- [Short task]
Only the lines from the start of the data to the line containing "ax.spines[s].set_linewidth(1.5)", both included, should be output, exactly and without pictures.

- [Data records]
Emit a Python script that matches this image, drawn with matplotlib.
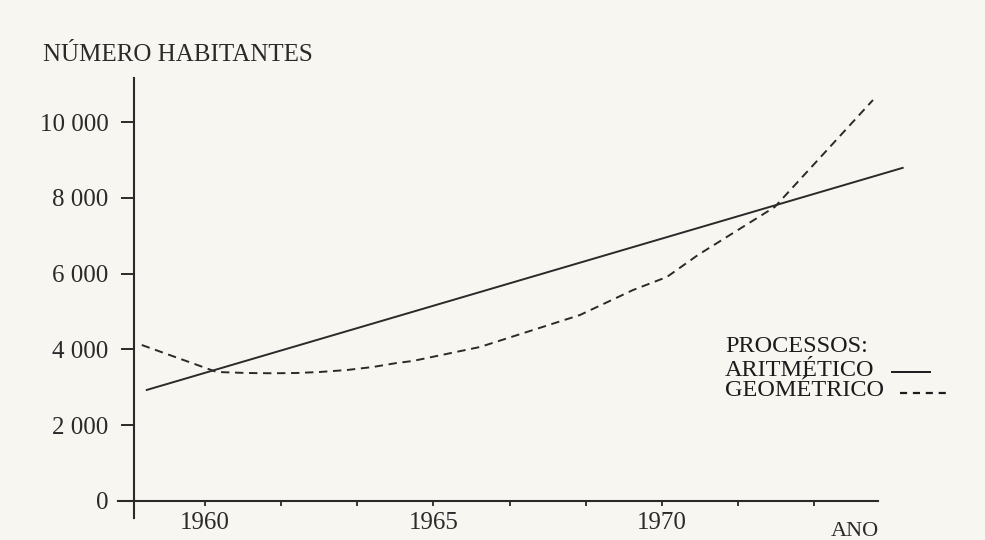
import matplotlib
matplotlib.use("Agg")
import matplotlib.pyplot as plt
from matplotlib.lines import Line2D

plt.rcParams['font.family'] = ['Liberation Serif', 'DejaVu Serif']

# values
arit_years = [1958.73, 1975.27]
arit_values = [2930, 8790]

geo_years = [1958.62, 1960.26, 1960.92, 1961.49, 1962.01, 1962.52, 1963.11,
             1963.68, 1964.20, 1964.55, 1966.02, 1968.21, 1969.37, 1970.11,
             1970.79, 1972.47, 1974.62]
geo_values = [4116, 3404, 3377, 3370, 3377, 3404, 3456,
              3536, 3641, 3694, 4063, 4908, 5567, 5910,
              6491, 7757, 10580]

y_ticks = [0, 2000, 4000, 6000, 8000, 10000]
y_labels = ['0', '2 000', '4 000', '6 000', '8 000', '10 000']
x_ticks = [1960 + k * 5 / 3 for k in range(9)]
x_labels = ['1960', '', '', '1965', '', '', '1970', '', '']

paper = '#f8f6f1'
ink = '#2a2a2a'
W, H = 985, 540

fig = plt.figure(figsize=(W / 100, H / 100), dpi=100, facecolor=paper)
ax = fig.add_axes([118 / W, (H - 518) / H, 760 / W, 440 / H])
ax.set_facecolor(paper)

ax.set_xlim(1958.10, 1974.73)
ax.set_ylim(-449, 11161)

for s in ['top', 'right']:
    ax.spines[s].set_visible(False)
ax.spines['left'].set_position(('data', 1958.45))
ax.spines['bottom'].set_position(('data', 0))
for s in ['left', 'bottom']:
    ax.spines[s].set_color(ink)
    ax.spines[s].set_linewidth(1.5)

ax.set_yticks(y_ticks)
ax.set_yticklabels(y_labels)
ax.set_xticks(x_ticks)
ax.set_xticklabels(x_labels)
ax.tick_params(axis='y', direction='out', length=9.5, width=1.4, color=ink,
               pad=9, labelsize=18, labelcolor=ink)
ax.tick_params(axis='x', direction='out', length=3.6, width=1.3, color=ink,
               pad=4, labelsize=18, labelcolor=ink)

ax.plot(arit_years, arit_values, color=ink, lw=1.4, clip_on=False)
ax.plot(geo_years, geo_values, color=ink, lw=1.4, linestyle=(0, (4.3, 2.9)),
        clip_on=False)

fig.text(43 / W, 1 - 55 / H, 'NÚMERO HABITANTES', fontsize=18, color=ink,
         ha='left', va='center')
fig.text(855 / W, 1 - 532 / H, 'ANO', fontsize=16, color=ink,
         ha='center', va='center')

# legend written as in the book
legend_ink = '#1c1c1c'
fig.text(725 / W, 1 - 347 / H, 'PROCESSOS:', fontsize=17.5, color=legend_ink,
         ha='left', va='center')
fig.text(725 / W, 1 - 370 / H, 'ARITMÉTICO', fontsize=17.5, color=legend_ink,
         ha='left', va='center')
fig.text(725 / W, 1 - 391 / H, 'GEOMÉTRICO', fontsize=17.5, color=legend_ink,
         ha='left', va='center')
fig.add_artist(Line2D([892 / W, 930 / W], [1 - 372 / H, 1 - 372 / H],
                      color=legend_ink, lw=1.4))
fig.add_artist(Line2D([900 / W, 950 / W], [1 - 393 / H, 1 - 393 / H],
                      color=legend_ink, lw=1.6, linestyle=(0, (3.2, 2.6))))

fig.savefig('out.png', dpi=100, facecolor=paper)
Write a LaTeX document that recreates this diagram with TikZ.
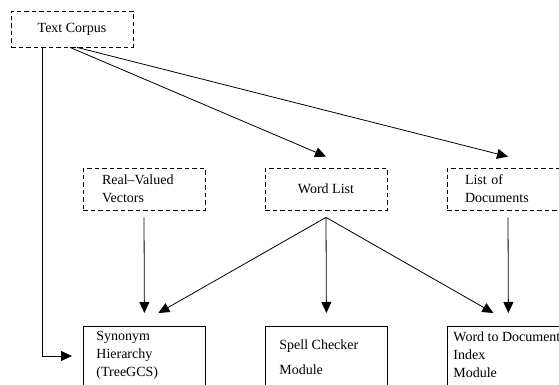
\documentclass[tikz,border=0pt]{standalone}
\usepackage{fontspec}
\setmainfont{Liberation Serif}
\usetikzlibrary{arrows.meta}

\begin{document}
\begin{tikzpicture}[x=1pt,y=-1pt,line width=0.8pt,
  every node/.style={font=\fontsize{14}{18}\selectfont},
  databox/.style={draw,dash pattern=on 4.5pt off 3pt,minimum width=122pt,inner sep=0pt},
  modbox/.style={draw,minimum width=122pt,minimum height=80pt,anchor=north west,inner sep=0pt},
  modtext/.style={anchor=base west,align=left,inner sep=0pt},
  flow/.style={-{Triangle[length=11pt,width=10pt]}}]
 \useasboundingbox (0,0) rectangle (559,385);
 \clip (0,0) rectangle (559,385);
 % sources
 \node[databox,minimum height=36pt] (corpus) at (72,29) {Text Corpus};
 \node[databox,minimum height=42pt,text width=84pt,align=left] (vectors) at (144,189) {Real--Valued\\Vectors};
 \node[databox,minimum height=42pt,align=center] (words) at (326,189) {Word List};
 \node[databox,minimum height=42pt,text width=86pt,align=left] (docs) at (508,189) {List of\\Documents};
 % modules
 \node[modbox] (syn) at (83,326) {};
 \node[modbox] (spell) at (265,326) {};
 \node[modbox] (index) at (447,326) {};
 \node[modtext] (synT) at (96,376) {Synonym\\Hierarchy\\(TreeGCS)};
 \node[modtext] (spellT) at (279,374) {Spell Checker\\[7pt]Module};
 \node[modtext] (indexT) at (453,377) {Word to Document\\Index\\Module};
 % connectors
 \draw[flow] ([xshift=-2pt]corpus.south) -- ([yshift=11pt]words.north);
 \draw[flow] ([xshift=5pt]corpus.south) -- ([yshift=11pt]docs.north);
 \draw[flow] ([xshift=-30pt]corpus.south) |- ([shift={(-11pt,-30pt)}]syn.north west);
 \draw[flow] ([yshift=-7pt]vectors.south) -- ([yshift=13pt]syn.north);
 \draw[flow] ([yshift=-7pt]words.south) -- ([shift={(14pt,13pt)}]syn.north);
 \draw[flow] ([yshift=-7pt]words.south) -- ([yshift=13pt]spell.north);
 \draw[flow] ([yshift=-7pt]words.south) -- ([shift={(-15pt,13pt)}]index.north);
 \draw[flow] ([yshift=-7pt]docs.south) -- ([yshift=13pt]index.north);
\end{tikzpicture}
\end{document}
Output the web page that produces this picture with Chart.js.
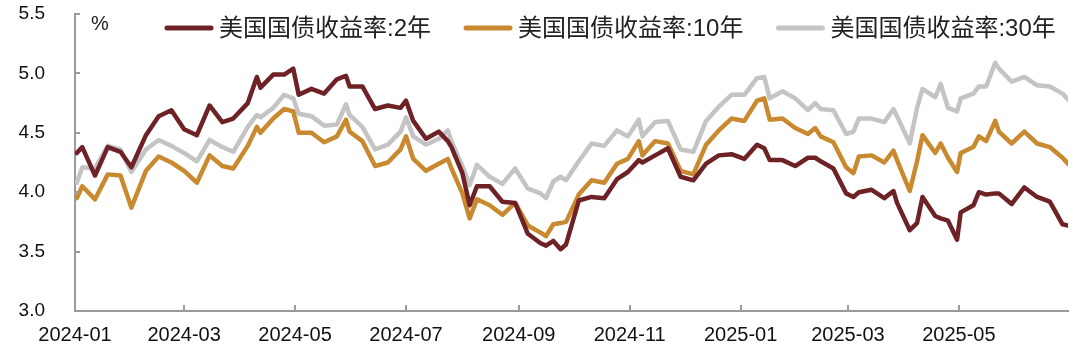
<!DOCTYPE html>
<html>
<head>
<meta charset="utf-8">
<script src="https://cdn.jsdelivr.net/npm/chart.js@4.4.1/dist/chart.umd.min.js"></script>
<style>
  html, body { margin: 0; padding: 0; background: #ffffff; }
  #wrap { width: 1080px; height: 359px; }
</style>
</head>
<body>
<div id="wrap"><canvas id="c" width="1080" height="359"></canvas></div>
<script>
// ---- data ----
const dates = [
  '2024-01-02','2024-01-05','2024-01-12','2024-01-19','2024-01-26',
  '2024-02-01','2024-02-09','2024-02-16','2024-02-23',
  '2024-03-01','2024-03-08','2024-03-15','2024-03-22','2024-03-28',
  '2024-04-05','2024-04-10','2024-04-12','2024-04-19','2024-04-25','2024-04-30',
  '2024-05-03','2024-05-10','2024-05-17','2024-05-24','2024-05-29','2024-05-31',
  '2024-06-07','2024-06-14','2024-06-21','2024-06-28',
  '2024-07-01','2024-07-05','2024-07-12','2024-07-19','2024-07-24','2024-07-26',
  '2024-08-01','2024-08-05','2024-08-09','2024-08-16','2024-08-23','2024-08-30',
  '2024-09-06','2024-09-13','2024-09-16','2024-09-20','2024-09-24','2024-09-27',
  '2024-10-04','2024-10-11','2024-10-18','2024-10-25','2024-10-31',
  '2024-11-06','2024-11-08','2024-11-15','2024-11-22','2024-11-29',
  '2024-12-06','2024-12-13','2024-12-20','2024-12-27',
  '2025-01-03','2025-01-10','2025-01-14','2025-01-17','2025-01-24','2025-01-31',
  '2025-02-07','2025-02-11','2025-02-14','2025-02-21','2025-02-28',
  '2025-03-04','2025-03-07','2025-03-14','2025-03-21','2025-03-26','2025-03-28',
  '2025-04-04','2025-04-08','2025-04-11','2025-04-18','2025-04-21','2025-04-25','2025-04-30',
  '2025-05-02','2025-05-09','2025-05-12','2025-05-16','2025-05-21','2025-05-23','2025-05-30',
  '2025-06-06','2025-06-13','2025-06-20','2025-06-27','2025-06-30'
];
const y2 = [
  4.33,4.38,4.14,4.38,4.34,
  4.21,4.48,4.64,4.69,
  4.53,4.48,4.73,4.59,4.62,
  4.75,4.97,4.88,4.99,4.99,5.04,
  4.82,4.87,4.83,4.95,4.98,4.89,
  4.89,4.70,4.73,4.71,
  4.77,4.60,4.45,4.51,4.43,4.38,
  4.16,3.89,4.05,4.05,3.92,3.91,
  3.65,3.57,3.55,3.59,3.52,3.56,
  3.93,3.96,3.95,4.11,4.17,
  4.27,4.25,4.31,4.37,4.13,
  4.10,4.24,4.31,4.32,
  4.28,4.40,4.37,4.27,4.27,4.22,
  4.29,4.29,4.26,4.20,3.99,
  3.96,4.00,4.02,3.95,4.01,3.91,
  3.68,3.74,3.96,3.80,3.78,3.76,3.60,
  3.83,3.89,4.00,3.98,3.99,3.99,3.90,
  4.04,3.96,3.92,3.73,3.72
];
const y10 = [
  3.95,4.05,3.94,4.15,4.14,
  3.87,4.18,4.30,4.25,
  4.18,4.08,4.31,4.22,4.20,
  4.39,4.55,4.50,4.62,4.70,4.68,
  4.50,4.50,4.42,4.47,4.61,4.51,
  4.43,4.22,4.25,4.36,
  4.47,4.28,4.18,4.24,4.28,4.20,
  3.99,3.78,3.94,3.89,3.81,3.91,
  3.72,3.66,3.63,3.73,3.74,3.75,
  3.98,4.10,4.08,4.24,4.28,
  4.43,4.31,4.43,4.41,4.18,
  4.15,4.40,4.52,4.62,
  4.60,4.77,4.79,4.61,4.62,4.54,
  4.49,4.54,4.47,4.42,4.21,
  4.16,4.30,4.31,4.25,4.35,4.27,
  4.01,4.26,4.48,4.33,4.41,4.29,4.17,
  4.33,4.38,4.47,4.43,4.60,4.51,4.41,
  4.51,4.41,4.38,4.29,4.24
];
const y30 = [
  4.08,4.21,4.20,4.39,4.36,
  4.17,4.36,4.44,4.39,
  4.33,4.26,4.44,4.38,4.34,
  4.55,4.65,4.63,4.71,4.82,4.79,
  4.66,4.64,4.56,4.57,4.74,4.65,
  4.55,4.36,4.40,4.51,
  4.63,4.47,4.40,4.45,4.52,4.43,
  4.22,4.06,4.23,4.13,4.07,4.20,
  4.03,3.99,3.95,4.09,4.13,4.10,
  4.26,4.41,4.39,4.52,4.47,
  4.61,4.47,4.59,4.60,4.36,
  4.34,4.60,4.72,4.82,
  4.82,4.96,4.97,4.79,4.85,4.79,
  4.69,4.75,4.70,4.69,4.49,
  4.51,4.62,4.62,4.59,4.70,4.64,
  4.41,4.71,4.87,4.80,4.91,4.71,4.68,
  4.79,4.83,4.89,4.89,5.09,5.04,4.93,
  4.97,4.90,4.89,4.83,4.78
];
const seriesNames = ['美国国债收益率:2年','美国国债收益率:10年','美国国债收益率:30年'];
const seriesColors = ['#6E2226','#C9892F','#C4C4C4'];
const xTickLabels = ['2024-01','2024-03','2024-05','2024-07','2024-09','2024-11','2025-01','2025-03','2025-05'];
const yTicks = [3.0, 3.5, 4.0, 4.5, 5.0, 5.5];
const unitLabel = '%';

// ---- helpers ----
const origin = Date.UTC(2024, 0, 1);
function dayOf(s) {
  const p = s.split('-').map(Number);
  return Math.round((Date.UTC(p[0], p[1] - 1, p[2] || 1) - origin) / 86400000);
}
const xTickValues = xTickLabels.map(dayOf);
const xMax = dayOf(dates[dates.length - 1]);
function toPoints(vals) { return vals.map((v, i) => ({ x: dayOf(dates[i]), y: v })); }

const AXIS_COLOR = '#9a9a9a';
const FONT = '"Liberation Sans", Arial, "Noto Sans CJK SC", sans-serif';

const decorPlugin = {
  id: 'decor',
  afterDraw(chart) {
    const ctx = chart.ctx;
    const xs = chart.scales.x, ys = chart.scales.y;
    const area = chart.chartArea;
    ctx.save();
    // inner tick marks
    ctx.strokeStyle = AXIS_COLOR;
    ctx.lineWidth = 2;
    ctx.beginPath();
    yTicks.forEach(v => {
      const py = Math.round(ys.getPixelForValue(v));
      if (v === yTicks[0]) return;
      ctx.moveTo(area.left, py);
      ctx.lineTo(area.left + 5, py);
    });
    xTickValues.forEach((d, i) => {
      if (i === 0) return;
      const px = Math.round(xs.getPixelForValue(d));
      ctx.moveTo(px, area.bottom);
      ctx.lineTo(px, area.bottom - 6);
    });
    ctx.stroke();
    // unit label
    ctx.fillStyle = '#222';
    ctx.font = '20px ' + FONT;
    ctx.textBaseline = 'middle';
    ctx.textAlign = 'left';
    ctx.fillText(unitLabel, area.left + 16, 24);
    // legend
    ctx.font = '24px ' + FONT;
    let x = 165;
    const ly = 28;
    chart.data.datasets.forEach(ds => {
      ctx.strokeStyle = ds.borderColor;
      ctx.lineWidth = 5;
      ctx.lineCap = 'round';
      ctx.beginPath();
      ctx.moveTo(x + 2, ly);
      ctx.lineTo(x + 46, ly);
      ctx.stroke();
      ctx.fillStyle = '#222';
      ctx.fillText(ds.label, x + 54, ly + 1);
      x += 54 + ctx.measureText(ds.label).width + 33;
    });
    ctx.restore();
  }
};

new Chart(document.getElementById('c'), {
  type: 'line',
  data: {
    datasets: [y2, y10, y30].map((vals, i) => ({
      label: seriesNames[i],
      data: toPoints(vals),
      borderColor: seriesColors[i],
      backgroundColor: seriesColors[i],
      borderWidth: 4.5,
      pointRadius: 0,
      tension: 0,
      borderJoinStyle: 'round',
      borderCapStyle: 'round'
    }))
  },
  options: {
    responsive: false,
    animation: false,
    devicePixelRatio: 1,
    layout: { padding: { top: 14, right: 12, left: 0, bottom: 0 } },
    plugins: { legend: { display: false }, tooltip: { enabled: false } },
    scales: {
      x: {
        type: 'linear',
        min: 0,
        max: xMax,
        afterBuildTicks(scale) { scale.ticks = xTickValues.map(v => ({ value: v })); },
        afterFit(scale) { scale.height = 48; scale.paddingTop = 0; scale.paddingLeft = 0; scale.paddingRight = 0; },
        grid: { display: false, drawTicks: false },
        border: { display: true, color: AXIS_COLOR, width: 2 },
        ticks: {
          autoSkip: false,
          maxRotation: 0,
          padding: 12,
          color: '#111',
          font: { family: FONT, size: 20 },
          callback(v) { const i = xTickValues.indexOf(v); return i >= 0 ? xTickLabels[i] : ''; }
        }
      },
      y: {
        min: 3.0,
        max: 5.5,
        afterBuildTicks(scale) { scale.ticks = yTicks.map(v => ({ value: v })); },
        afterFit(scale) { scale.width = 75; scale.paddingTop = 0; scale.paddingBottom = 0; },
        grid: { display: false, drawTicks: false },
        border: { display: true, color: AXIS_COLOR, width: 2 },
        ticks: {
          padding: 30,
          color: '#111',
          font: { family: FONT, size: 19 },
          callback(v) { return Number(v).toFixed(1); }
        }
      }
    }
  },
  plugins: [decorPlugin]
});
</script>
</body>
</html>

- [Output]
Emit a Python script that matches this image, drawn with matplotlib.
import matplotlib
matplotlib.use("Agg")
import matplotlib.pyplot as plt
from matplotlib.lines import Line2D

plt.rcParams['font.family'] = ['Liberation Serif', 'DejaVu Serif']

# values
arit_years = [1958.73, 1975.27]
arit_values = [2930, 8790]

geo_years = [1958.62, 1960.26, 1960.92, 1961.49, 1962.01, 1962.52, 1963.11,
             1963.68, 1964.20, 1964.55, 1966.02, 1968.21, 1969.37, 1970.11,
             1970.79, 1972.47, 1974.62]
geo_values = [4116, 3404, 3377, 3370, 3377, 3404, 3456,
              3536, 3641, 3694, 4063, 4908, 5567, 5910,
              6491, 7757, 10580]

y_ticks = [0, 2000, 4000, 6000, 8000, 10000]
y_labels = ['0', '2 000', '4 000', '6 000', '8 000', '10 000']
x_ticks = [1960 + k * 5 / 3 for k in range(9)]
x_labels = ['1960', '', '', '1965', '', '', '1970', '', '']

paper = '#f8f6f1'
ink = '#2a2a2a'
W, H = 985, 540

fig = plt.figure(figsize=(W / 100, H / 100), dpi=100, facecolor=paper)
ax = fig.add_axes([118 / W, (H - 518) / H, 760 / W, 440 / H])
ax.set_facecolor(paper)

ax.set_xlim(1958.10, 1974.73)
ax.set_ylim(-449, 11161)

for s in ['top', 'right']:
    ax.spines[s].set_visible(False)
ax.spines['left'].set_position(('data', 1958.45))
ax.spines['bottom'].set_position(('data', 0))
for s in ['left', 'bottom']:
    ax.spines[s].set_color(ink)
    ax.spines[s].set_linewidth(1.5)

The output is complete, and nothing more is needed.